Des actes de torture qui ont nui à l ‘enquête
En l’absence de coopération égyptienne, rien ne peut être retenu contre Farouk Ben Abbes, qui conteste tout et dit avoir fait l’objet d’une machination. Dude Hohxa affirme avoir entendu pour la première fois en prison le nom de « Farouk », et dit que ce sont les policiers eux-mêmes qui ont parlé de l’attentat contre le Bataclan. Seul élément vraiment concret à la disposition des juges : un e-mail envoyé le 10 mars 2009 à Abou Khattab par un membre influent d’Aqmi, intercepté par les services de renseignements : « Pour ce qui est du frère belge qui aspire à l’érudition, la franchise n’est pas non plus pour me déplaire, peut-on lire. Demande-lui mot pour mot : est-il prêt à commettre une opération-martyr en France ? […] Explique-lui la méthode de correspondance et par la suite nous nous échangerons des mails plus en détail. » Un élément accablant mais inutile : les juges n’ont jamais pu prouver que le « frère belge » en question était Farouk Ben Abbes.

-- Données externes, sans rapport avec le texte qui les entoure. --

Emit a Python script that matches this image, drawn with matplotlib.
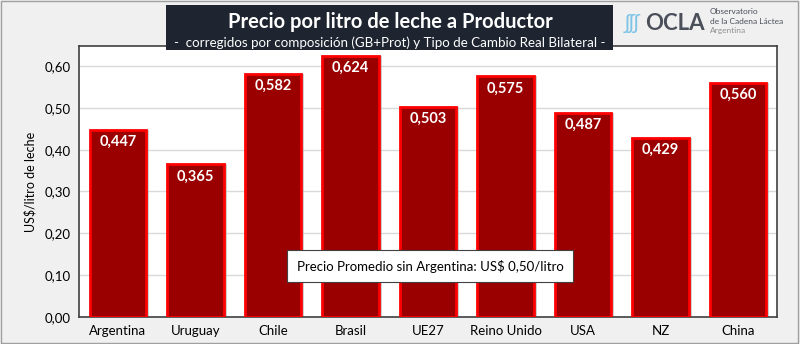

Restent des témoignages qui ont eux aussi volé en éclats. Après avoir dépeint à plusieurs reprises Farouk Ben Abbes comme le traducteur attitré d’Abou Khattab dans la bande de Gaza, Dude Hohxa est largement revenue sur ses déclarations dans une lettre envoyée au juge d’instruction le 31 octobre 2011. « Je veux bien croire que Monsieur Farouk Ben Abbes ait dit des choses sous la torture, uniquement pour avoir des moments de répit, écrit-elle, dans le document que Le Point.fr a pu consulter. […] Pour l’heure, et après beaucoup de réflexion, je ne suis pas en mesure d’affirmer que Farouk Ben Abbes était le frère belge qui se trouvait auprès d’Abou Khattab sur la bande de Gaza. »
Mohamed Abrini cité en marge du dossier du Caire ?
Comprenant que sa procédure s’écroulait petit à petit, le juge français avait ainsi posé cette question à Farouk Ben Abbes lors d’une ultime audition en décembre 2011 : « Est-ce que sous la torture de ces interrogatoires [effectués par les autorités égyptiennes], vous avez été amené à vous incriminer ? » Et Ben Abbes de répondre : « Sous la torture, toutes les personnes qui ont été entendues ont à un moment donné dit un certain nombre de choses. Personnellement, je ne peux pas me souvenir exactement de ce que j’ai dit. […] Dans ces moments-là, on perd tous nos moyens, on n’est pas capable de se souvenir de ce que l’on a dit, ni même d’être conscient de ce que l’on a dit. » Ben Abbes obtient un non-lieu le 18 septembre 2012. Les juges français n’ont jamais pu établir « la réalité d’un projet d’attentat sur le territoire national », malgré une radicalité avérée et une dangerosité supposée. Ben Abbes est réputé innocent.
Se pourrait-il qu’il existe un lien réel entre les enquêtes de 2010 et l’attentat de novembre 2015 ? La cellule terroriste qui a imaginé l’attaque du Bataclan en 2009 est-elle la même que celle du vendredi 13 novembre ? Ou s’agit-il seulement d’un projet criminel qui aurait prospéré pendant toutes ces années dans la tête d’apprentis terroristes ? Les enquêteurs n’éludent aucune hypothèse. D’autant que, selon nos informations, des liens pourraient exister entre des personnes entendues dans le cadre de l’enquête sur l’attentat du Caire et des jeunes radicalisés de Molenbeek, en Belgique, soupçonnés d’avoir joué un rôle dans les attentats de Paris.
C’est ainsi qu’un certain Mohamed Abrini, 30 ans et habitant de Molenbeek, apparaissait dès 2009 dans les contacts téléphoniques du confident virtuel de Dude Hohxa. S’agit-il du Mohamed Abrini actuellement recherché par les polices du monde entier pour sa proximité avec Salah Abdeslam, l’un des auteurs des attentats du 13 novembre ? Pour ne pas répéter les mêmes erreurs, les policiers devront, cette fois-ci, ne négliger aucun pan de l’enquête.